The right choice depends on operational maturity — not logo preference. If your issue is follow-up inconsistency, a lightweight CRM might solve it. If your issue is lead nurturing across weeks or months, you likely need marketing automation layered on top.
Decision Checkpoint
Here’s a simple filter. If your situation looks like this:
- Leads coming in but inconsistent follow-up
- No clear pipeline stages
- Forecasting based on intuition
- Deals slipping through cracks
Then structured sales software may help.
If your situation looks like this:
- Very low lead volume
- No defined offer yet
- Sales driven purely by referrals and long-term relationships
- Minimal need for process visibility
It may be premature. Implementing infrastructure before you need it creates complexity without return.
Practical Buying Considerations
Before committing to any platform, clarify:
- How many users will actively manage deals?
- Do you need marketing automation now, or later?
- What integrations matter (email, ads, accounting tools)?
- What does “success” look like 12 months from now?
Start with your growth bottleneck — not a feature list. Keep implementation simple. Define pipeline stages carefully. Train your team. Measure before and after. Software is leverage — not strategy.
Frequently Asked Questions
Is sales software the same as CRM?
Most sales software platforms are built around CRM functionality, but some extend into marketing automation, reporting, and customer support.
How long does implementation usually take?
For small businesses, initial setup can take a few days.
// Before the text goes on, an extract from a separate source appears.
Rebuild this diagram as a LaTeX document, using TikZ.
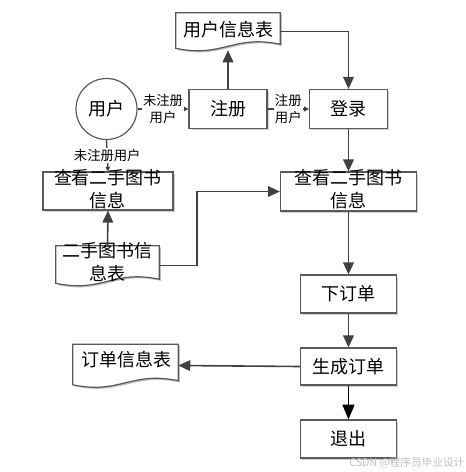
\documentclass[tikz,border=0pt]{standalone}
\usepackage{fontspec}
\setmainfont{Noto Sans CJK SC}
\usetikzlibrary{arrows.meta,shadows,calc}
\definecolor{linegray}{HTML}{404040}
\definecolor{boxgray}{HTML}{5A5A5A}
\newcommand\docoutline[1]{%
  \fill[black!25,transform canvas={shift={(1.2pt,-1.2pt)}}] (#1.north west) -- (#1.north east) -- ($(#1.south east)+(0,-6)$) .. controls ($(#1.south west)!0.55!(#1.south east)+(0,-16)$) and ($(#1.south west)!0.45!(#1.south east)+(0,8)$) .. ($(#1.south west)+(0,-2)$) -- cycle;
  \draw[docl] (#1.north west) -- (#1.north east) -- ($(#1.south east)+(0,-6)$) .. controls ($(#1.south west)!0.55!(#1.south east)+(0,-16)$) and ($(#1.south west)!0.45!(#1.south east)+(0,8)$) .. ($(#1.south west)+(0,-2)$) -- cycle;}
\begin{document}
\begin{tikzpicture}[x=0.75pt,y=-0.75pt,
  box/.style={draw=boxgray, line width=0.9pt, fill=white, inner sep=0pt,
    drop shadow={shadow xshift=1.2pt,shadow yshift=-1.2pt,fill=black!30,opacity=0.6},
    font=\fontsize{13.5}{17.25}\selectfont},
  docl/.style={draw=boxgray, line width=0.9pt, fill=white},
  docbody/.style={inner sep=0pt},
  txt/.style={inner sep=0pt, align=center, font=\fontsize{13.5}{17.25}\selectfont},
  lab/.style={fill=white, inner sep=1pt, align=center, font=\fontsize{10}{12.75}\selectfont},
  arr/.style={draw=linegray, line width=1.2pt, -{Triangle[length=9pt,width=8pt]}},
  sarr/.style={draw=linegray, line width=1pt, -{Triangle[length=3.5pt,width=3.5pt]}},
  barr/.style={draw=black, line width=1.1pt, -{Triangle[length=11pt,width=9pt]}}]
\useasboundingbox (0,0) rectangle (466,472);

% document shapes
\node[docbody, minimum width=78pt, minimum height=27.75pt] (udoc) at (228,31.5) {};
\docoutline{udoc}
\node[txt] (udoct) at (228,30) {用户信息表};

\node[docbody, minimum width=77.25pt, minimum height=29.25pt] (bdoc) at (107.5,265.5) {};
\docoutline{bdoc}
\node[txt] (bdoct) at (107.5,262) {二手图书信\\息表};

\node[docbody, minimum width=78.75pt, minimum height=31.5pt] (odoc) at (125.5,365.5) {};
\docoutline{odoc}
\node[txt] (odoct) at (126,360) {订单信息表};

% user circle
\node[circle, draw=boxgray, line width=0.9pt, minimum size=45.75pt, inner sep=0pt,
  font=\fontsize{13.5}{17.25}\selectfont] (user) at (106.5,109) {用户};

% boxes
\node[box, minimum width=58.5pt, minimum height=29.25pt] (reg) at (228,109) {注册};
\node[box, minimum width=58.5pt, minimum height=29.25pt] (login) at (348.5,109) {登录};
\node[box, minimum width=102pt, minimum height=29.25pt] (viewR) at (348.5,191.5) {};
\node[txt] (viewRt) at (348.5,189.5) {查看二手图书\\信息};
\node[box, minimum width=97.5pt, minimum height=28.5pt] (viewL) at (108,191) {};
\node[txt] (viewLt) at (108,189.5) {查看二手图书\\信息};
\node[box, minimum width=72pt, minimum height=28.5pt] (order) at (348.5,294) {下订单};
\node[box, minimum width=72pt, minimum height=27.75pt] (gen) at (348.5,366.5) {生成订单};
\node[box, minimum width=72pt, minimum height=28.5pt] (exit) at (348.5,439) {退出};

% connectors
\draw[arr] (reg.north) -- (udoc.south);
\draw[arr] (udoc.east) -| (login.north);
\draw[sarr] (user.east) -- node[lab] (l1) {未注册\\用户} (reg.west);
\draw[sarr] (reg.east) -- node[lab] (l2) {注册\\用户} (login.west);
\draw[sarr] (user.south) -- node[lab] (l3) {未注册用户} (viewL.north);
\draw[arr] (bdoc.north) -- (viewL.south);
\draw[arr] (bdoc.east) -- ++(38,0) |- (viewR.west);
\draw[arr] (login.south) -- (viewR.north);
\draw[arr] (viewR.south) -- (order.north);
\draw[arr] (order.south) -- (gen.north);
\draw[arr] (gen.west) -- (odoc.east);
\draw[barr] (gen.south) -- (exit.north);

% watermark
\node[anchor=south east, inner sep=1pt, text=black!25, font=\fontsize{8}{9}\selectfont] (wm) at (466,470) {CSDN @程序员毕业设计};
\end{tikzpicture}
\end{document}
Real operational refinement often takes several weeks.
Will it increase revenue immediately?
Rarely immediately. It improves process consistency. Revenue gains typically follow improved conversion discipline.
What’s the biggest mistake small businesses make?
Buying complex systems before defining their internal sales process.
Sales software isn’t about technology. It’s about operational maturity. If you treat it as a tool to enforce clarity — not as a shortcut to growth — it becomes one of the most powerful infrastructure decisions a small business can make.